UNK replacement


(Ari Juntunen) #1

< Inbound >< References > < Ref1 > AA212 < /Ref1 > < Ref2 / > < Ref3 / > < Ref4 / > < Ref5 / > < Ref6 / > < MessageId > 12345678 < /MessageId > < TransactionId > 23456789 < /TransactionId >…up to 359 “words”

It looks “good” without -replace_unk:
< Results > < Ref1 > GC08 < /Ref1 > < Ref2 / > < Ref3 / > < Ref4 / > < Ref5 / > < Ref6 / > < MessageId > < unk > < /MessageId > < TransactionId > < unk > < /TransactionId >…up to 409 “words”

…but with replace_unk it takes the word pair < Inbound >< References > that is in the src dictionary and happily replaces all < unk > tokens with that:
< Results > < Ref1 > AA212 < /Ref1 > < Ref2 / > < Ref3 / > < Ref4 / > < Ref5 / > < Ref6 / > < MessageId > < Inbound >< References > < /MessageId > < TransactionId > < Inbound >< References > < /TransactionId > …upto 409 “words”

Is this expected behavior or am I doing something wrong?

Model has been created by using command: th train.lua -data /home/ari/master-data/vocab120-163-train.t7 -save_model cv/1400x6 -epochs 100 -rnn_size 1400 -word_vec_size 1400 -layers 6 -gpuid 3 -report_every 5 -max_batch_size 10 -learning_rate 0.3

Model details are:
Loading data from ‘/home/ari/master-data/vocab120-163-train.t7’…

  • vocabulary size: source = 124; target = 167
  • additional features: source = 0; target = 0
  • maximum sequence length: source = 358; target = 409
  • number of training sentences: 5154
  • maximum batch size: 10
    Building model…
  • using input feeding
    Initializing parameters…
  • number of parameters: 202588567

EDIT: had to add lots of space for XML to display


(Guillaume Klein) #2

-replace_unk blindly replaces unknown tokens by source tokens with the highest attention score.

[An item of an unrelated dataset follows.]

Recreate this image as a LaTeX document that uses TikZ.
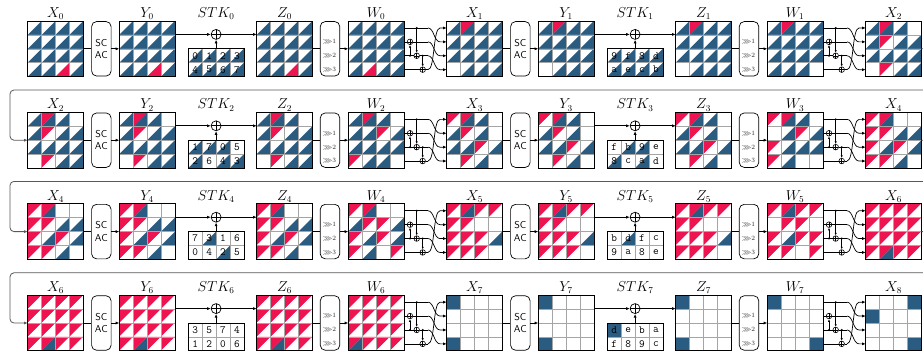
\documentclass[tikz,border=0pt]{standalone}
\usepackage{amssymb}
\usetikzlibrary{arrows.meta}
\definecolor{colb}{RGB}{42,91,128}
\definecolor{colr}{RGB}{237,20,80}
\definecolor{colw}{RGB}{255,255,255}
\definecolor{gline}{RGB}{165,165,165}
\def\splitst#1#2\relax{\def\ulc{#1}\def\lrc{#2}}
\def\splitstk#1#2#3\relax{\def\dgt{#1}\def\ulc{#2}\def\lrc{#3}}
\tikzset{
  gridnode/.style={minimum width=55.6pt,minimum height=55.6pt,inner sep=0pt,outer sep=0pt},
  stknode/.style={minimum width=55.6pt,minimum height=27.8pt,inner sep=0pt,outer sep=0pt},
  lbl/.style={anchor=south,inner sep=1.2pt,font=\fontsize{13.5}{15}\selectfont},
  gl/.style={draw=gline,line width=0.6pt},
  gb/.style={draw=black,line width=0.8pt},
  opbox/.style={draw,rounded corners=5pt,minimum width=19.5pt,minimum height=54.5pt,inner sep=0pt,line width=0.7pt},
  sctext/.style={font=\sffamily\fontsize{10}{12.3}\selectfont,align=center},
  srt/.style={font=\fontsize{6.5}{7}\selectfont,text=black!85,inner sep=0pt},
  dig/.style={font=\ttfamily\fontsize{11}{12}\selectfont,inner sep=0pt},
  conn/.style={line width=0.7pt},
  arr/.style={conn,-{Latex[length=3.6pt,width=3pt]}},
  arrs/.style={line width=0.6pt,-{Latex[length=2.6pt,width=2.2pt]}},
  xorbig/.style={circle,draw,line width=0.7pt,minimum size=10pt,inner sep=0pt,
    path picture={\draw[line width=0.7pt] (path picture bounding box.north)--(path picture bounding box.south) (path picture bounding box.west)--(path picture bounding box.east);}},
  xorsm/.style={circle,draw,line width=0.6pt,minimum size=5.6pt,inner sep=0pt,
    path picture={\draw[line width=0.5pt] (path picture bounding box.north)--(path picture bounding box.south) (path picture bounding box.west)--(path picture bounding box.east);}},
  feed/.style={line width=0.8pt,draw=black!65,rounded corners=4pt,-{Latex[length=3.6pt,width=3pt]}},
}
\newcommand\paintcell[2]{%
  \pgfmathsetmacro\xa{#1}\pgfmathsetmacro\ya{#2}%
  \pgfmathsetmacro\xb{\xa+13.9}\pgfmathsetmacro\yb{\ya+13.9}%
  \ifx\ulc\lrc
    \fill[col\ulc] (\xa,\ya) rectangle (\xb,\yb);
  \else
    \fill[col\ulc] (\xa,\ya) -- (\xb,\ya) -- (\xa,\yb) -- cycle;
    \fill[col\lrc] (\xb,\ya) -- (\xb,\yb) -- (\xa,\yb) -- cycle;
  \fi}
\newcommand\drawgrid[5]{%
  \node[gridnode] (#1) at (#2+27.8,#3+27.8) {};
  \node[lbl] at (#1.north) {#4};
  \foreach \st [count=\i from 0] in {#5}{%
    \pgfmathtruncatemacro\rr{div(\i,4)}%
    \pgfmathtruncatemacro\cc{mod(\i,4)}%
    \expandafter\splitst\st\relax
    \paintcell{#2+\cc*13.9}{#3+\rr*13.9}%
  }%
  \foreach \k in {1,2,3}{%
    \draw[gl] (#2+\k*13.9,#3) -- ++(0,55.6);
    \draw[gl] (#2,#3+\k*13.9) -- ++(55.6,0);
  }%
  \draw[gb] (#1.north west) rectangle (#1.south east);
}
\newcommand\drawstk[4]{%
  \node[stknode] (#1) at (#2+27.8,#3+13.9) {};
  \foreach \st [count=\i from 0] in {#4}{%
    \pgfmathtruncatemacro\rr{div(\i,4)}%
    \pgfmathtruncatemacro\cc{mod(\i,4)}%
    \expandafter\splitstk\st\relax
    \paintcell{#2+\cc*13.9}{#3+\rr*13.9}%
    \node[dig] at (\xa+6.95,\ya+6.95) {\dgt};
  }%
  \foreach \k in {1,2,3}{\draw[gl] (#2+\k*13.9,#3) -- ++(0,27.8);}%
  \draw[gl] (#2,#3+13.9) -- ++(55.6,0);
  \draw[gb] (#1.north west) rectangle (#1.south east);
}
\newcommand\rnd[4]{% #1 idx, #2 next X, #3 dx, #4 y0
  \node[opbox,sctext] (sc#1) at (#3+101.35,#4+27.8) {SC\\AC};
  \draw[conn] (X#1.east) -- (sc#1.west);
  \draw[arr] (sc#1.east) -- (Y#1.west);
  \node[xorbig] (xk#1) at (#3+216.1,#4+13.4) {};
  \node[lbl] (stkl#1) at (#3+216.1,#4) {$STK_{#1}$};
  \draw[arr] (Y#1.east |- xk#1) -- (xk#1.west);
  \draw[arr] (xk#1.east) -- (Z#1.west |- xk#1);
  \draw[arr] (STK#1.north -| xk#1) -- (xk#1.south);
  \node[opbox] (sr#1) at (#3+330,#4+27.8) {};
  \foreach \k in {1,2,3}{\node[srt] at (#3+329.3,#4+13.9*\k+6.95) {$\ggg$\k};}
  \draw[conn] (Z#1.east) -- (sr#1.west);
  \draw[arr] (sr#1.east) -- (W#1.west);
  \node[xorsm] (pb#1) at (#3+410,#4+20.85) {};
  \node[xorsm] (pc#1) at (#3+416.7,#4+34.75) {};
  \node[xorsm] (pd#1) at (#3+422.7,#4+48.65) {};
  \coordinate (ea#1) at (#3+428,#4+6.95);
  \coordinate (eb#1) at (#3+428,#4+20.85);
  \coordinate (ec#1) at (#3+428,#4+34.75);
  \coordinate (ed#1) at (#3+428,#4+48.65);
  \coordinate (ta#1) at (#3+440,#4+6.95);
  \coordinate (tb#1) at (#3+440,#4+20.85);
  \coordinate (tc#1) at (#3+440,#4+34.75);
  \coordinate (td#1) at (#3+440,#4+48.65);
  \draw[conn] (W#1.east |- ea#1) -- (ea#1);
  \draw[conn] (W#1.east |- pb#1) -- (pb#1.west) (pb#1.east) -- (eb#1);
  \draw[conn] (W#1.east |- pc#1) -- (pc#1.west) (pc#1.east) -- (ec#1);
  \draw[conn] (W#1.east |- pd#1) -- (pd#1.west) (pd#1.east) -- (ed#1);
  \draw[arr] (ea#1) .. controls +(6,0) and +(-6,0) .. (tb#1) -- (#2.west |- tb#1);
  \draw[arr] (eb#1) .. controls +(6,0) and +(-6,0) .. (tc#1) -- (#2.west |- tc#1);
  \draw[arr] (ec#1) .. controls +(6,0) and +(-6,0) .. (td#1) -- (#2.west |- td#1);
  \draw[arr] (ed#1) .. controls +(7,0) and +(-7,0) .. (ta#1) -- (#2.west |- ta#1);
  \fill (#3+410,#4+34.75) circle (1.1pt);
  \draw[arrs] (#3+410,#4+34.75) -- (pb#1.south);
  \fill (#3+416.7,#4+6.95) circle (1.1pt);
  \draw[arrs] (#3+416.7,#4+6.95) -- (pc#1.north);
  \fill (#3+422.7,#4+34.75) circle (1.1pt);
  \draw[arrs] (#3+422.7,#4+34.75) -- (pd#1.north);
}
\begin{document}
\begin{tikzpicture}[x=1pt,y=-1pt]
\useasboundingbox (0,0) rectangle (923,356);
\fill[white] (0,0) rectangle (923,356);
% ---------- row 1
\drawgrid{X0}{27.7}{21}{$X_0$}{wb,wb,wb,wb, wb,wb,wb,wb, wb,wb,wb,wb, wb,wb,wr,wb}
\drawgrid{Y0}{119.3}{21}{$Y_0$}{wb,wb,wb,wb, wb,wb,wb,wb, wb,wb,wb,wb, wb,wb,wr,wb}
\drawstk{STK0}{188.3}{48.8}{0wb,1wb,2wb,3wb,4wb,5wb,6wb,7wb}
\drawgrid{Z0}{256.7}{21}{$Z_0$}{wb,wb,wb,wb, wb,wb,wb,wb, wb,wb,wb,wb, wb,wb,wr,wb}
\drawgrid{W0}{348.3}{21}{$W_0$}{wb,wb,wb,wb, wb,wb,wb,wb, wb,wb,wb,wb, wb,wr,wb,wb}
\drawgrid{X1}{446.7}{21}{$X_1$}{wb,rb,wb,wb, wb,wb,wb,wb, wb,wb,wb,wb, ww,wb,wb,wb}
\drawgrid{Y1}{538.3}{21}{$Y_1$}{wb,rb,wb,wb, wb,wb,wb,wb, wb,wb,wb,wb, ww,wb,wb,wb}
\drawstk{STK1}{607.3}{48.8}{9wb,fwb,8wb,dwb,awb,ewb,cwb,bwb}
\drawgrid{Z1}{675.7}{21}{$Z_1$}{wb,rb,wb,wb, wb,wb,wb,wb, wb,wb,wb,wb, ww,wb,wb,wb}
\drawgrid{W1}{767.3}{21}{$W_1$}{wb,rb,wb,wb, wb,wb,wb,wb, wb,wb,wb,wb, wb,wb,wb,ww}
\drawgrid{X2a}{865.7}{21}{$X_2$}{wb,rb,wb,ww, wb,rw,wb,wb, wb,wb,wb,wb, ww,rw,wb,wb}
\rnd{0}{X1}{0}{21}
\rnd{1}{X2a}{419}{21}
% ---------- row 2
\drawgrid{X2}{27.7}{112.4}{$X_2$}{wb,rb,wb,ww, wb,rw,wb,wb, wb,wb,wb,wb, ww,rw,wb,wb}
\drawgrid{Y2}{119.3}{112.4}{$Y_2$}{wb,rb,wb,ww, wb,rw,wb,wb, wb,wb,wb,wb, ww,rw,wb,wb}
\drawstk{STK2}{188.3}{140.2}{1wb,7wb,0wb,5ww,2wb,6ww,4wb,3wb}
\drawgrid{Z2}{256.7}{112.4}{$Z_2$}{wb,rb,wb,ww, wb,rw,wb,wb, wb,wb,wb,wb, ww,rw,wb,wb}
\drawgrid{W2}{348.3}{112.4}{$W_2$}{wb,rb,wb,ww, wb,wb,rw,wb, wb,wb,wb,wb, rw,wb,wb,ww}
\drawgrid{X3}{446.7}{112.4}{$X_3$}{rw,rb,wb,ww, wb,rw,wb,ww, wb,wb,rw,wb, ww,rw,wb,ww}
\drawgrid{Y3}{538.3}{112.4}{$Y_3$}{rw,rb,wb,ww, wb,rw,wb,ww, wb,wb,rw,wb, ww,rw,wb,ww}
\drawstk{STK3}{607.3}{140.2}{fww,bwb,9wb,eww,8wb,cww,awb,dww}
\drawgrid{Z3}{675.7}{112.4}{$Z_3$}{rw,rb,wb,ww, wb,rw,wb,ww, wb,wb,rw,wb, ww,rw,wb,ww}
\drawgrid{W3}{767.3}{112.4}{$W_3$}{rw,rb,wb,ww, ww,wb,rw,wb, rw,wb,wb,wb, rw,wb,ww,ww}
\drawgrid{X4a}{865.7}{112.4}{$X_4$}{rw,rb,ww,ww, rw,rw,wb,wb, rw,wb,rw,wb, rw,rw,wb,ww}
\rnd{2}{X3}{0}{112.4}
\rnd{3}{X4a}{419}{112.4}
% ---------- row 3
\drawgrid{X4}{27.7}{203.8}{$X_4$}{rw,rb,ww,ww, rw,rw,wb,wb, rw,wb,rw,wb, rw,rw,wb,ww}
\drawgrid{Y4}{119.3}{203.8}{$Y_4$}{rw,rb,ww,ww, rw,rw,wb,wb, rw,wb,rw,wb, rw,rw,wb,ww}
\drawstk{STK4}{188.3}{231.6}{7ww,3wb,1ww,6ww,0ww,4ww,2wb,5ww}
\drawgrid{Z4}{256.7}{203.8}{$Z_4$}{rw,rb,ww,ww, rw,rw,wb,wb, rw,wb,rw,wb, rw,rw,wb,ww}
\drawgrid{W4}{348.3}{203.8}{$W_4$}{rw,rb,ww,ww, wb,rw,rw,wb, rw,wb,rw,wb, rw,wb,ww,rw}
\drawgrid{X5}{446.7}{203.8}{$X_5$}{rw,rb,rw,rw, rw,rw,ww,ww, rw,rw,rw,wb, rw,rw,rw,ww}
\drawgrid{Y5}{538.3}{203.8}{$Y_5$}{rw,rb,rw,rw, rw,rw,ww,ww, rw,rw,rw,wb, rw,rw,rw,ww}
\drawstk{STK5}{607.3}{231.6}{bww,dwb,fww,cww,9ww,aww,8ww,eww}
\drawgrid{Z5}{675.7}{203.8}{$Z_5$}{rw,rb,rw,rw, rw,rw,ww,ww, rw,rw,rw,wb, rw,rw,rw,ww}
\drawgrid{W5}{767.3}{203.8}{$W_5$}{rw,rb,rw,rw, ww,rw,rw,ww, rw,wb,rw,rw, rw,rw,ww,rw}
\drawgrid{X6a}{865.7}{203.8}{$X_6$}{rw,rw,rw,rw, rw,rw,rw,rw, rw,rw,rw,rw, rw,rb,rw,rw}
\rnd{4}{X5}{0}{203.8}
\rnd{5}{X6a}{419}{203.8}
% ---------- row 4
\drawgrid{X6}{27.7}{295.2}{$X_6$}{rw,rw,rw,rw, rw,rw,rw,rw, rw,rw,rw,rw, rw,rb,rw,rw}
\drawgrid{Y6}{119.3}{295.2}{$Y_6$}{rw,rw,rw,rw, rw,rw,rw,rw, rw,rw,rw,rw, rw,rb,rw,rw}
\drawstk{STK6}{188.3}{323}{3ww,5ww,7ww,4ww,1ww,2ww,0ww,6ww}
\drawgrid{Z6}{256.7}{295.2}{$Z_6$}{rw,rw,rw,rw, rw,rw,rw,rw, rw,rw,rw,rw, rw,rb,rw,rw}
\drawgrid{W6}{348.3}{295.2}{$W_6$}{rw,rw,rw,rw, rw,rw,rw,rw, rw,rw,rw,rw, rb,rw,rw,rw}
\drawgrid{X7}{446.7}{295.2}{$X_7$}{bb,ww,ww,ww, ww,ww,ww,ww, ww,ww,ww,ww, bb,ww,ww,ww}
\drawgrid{Y7}{538.3}{295.2}{$Y_7$}{bb,ww,ww,ww, ww,ww,ww,ww, ww,ww,ww,ww, bb,ww,ww,ww}
\drawstk{STK7}{607.3}{323}{dbb,eww,bww,aww,fww,8ww,9ww,cww}
\drawgrid{Z7}{675.7}{295.2}{$Z_7$}{bb,ww,ww,ww, ww,ww,ww,ww, ww,ww,ww,ww, bb,ww,ww,ww}
\drawgrid{W7}{767.3}{295.2}{$W_7$}{bb,ww,ww,ww, ww,ww,ww,ww, ww,ww,ww,ww, ww,ww,ww,bb}
\drawgrid{X8}{865.7}{295.2}{$X_8$}{ww,ww,ww,bb, bb,ww,ww,ww, ww,ww,ww,ww, ww,ww,ww,bb}
\rnd{6}{X7}{0}{295.2}
\rnd{7}{X8}{419}{295.2}
% ---------- feedback lines
\draw[feed] (X2a.east) -- ++(10,0) |- (10,90) |- (X2.west);
\draw[feed] (X4a.east) -- ++(10,0) |- (10,181.4) |- (X4.west);
\draw[feed] (X6a.east) -- ++(10,0) |- (10,272.8) |- (X6.west);
\end{tikzpicture}
\end{document}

See the guide:

http://opennmt.net/Guide/#translating-unk-words


(Ari Juntunen) #3

Hmm. As such it seems to be quite useless then. A minimum would be that it should take UNK tokens from source and map (using attention) those UNK tokens to target. Now in this case it simply seems to takes 1st token found which is not even UNK and maps it. Are you sure this is how it is supposed to work?


(Guillaume Klein) #4

As described in the guide, it is useful for text translation:

Often times UNK symbols will correspond to proper names that can be directly transposed between languages.

In your case, it takes the first token because you don’t have a lot of data to make the attention layer learn correctly. With large scale training, attentions can be seen as alignments so it will copy the source word that is supposed to be translated.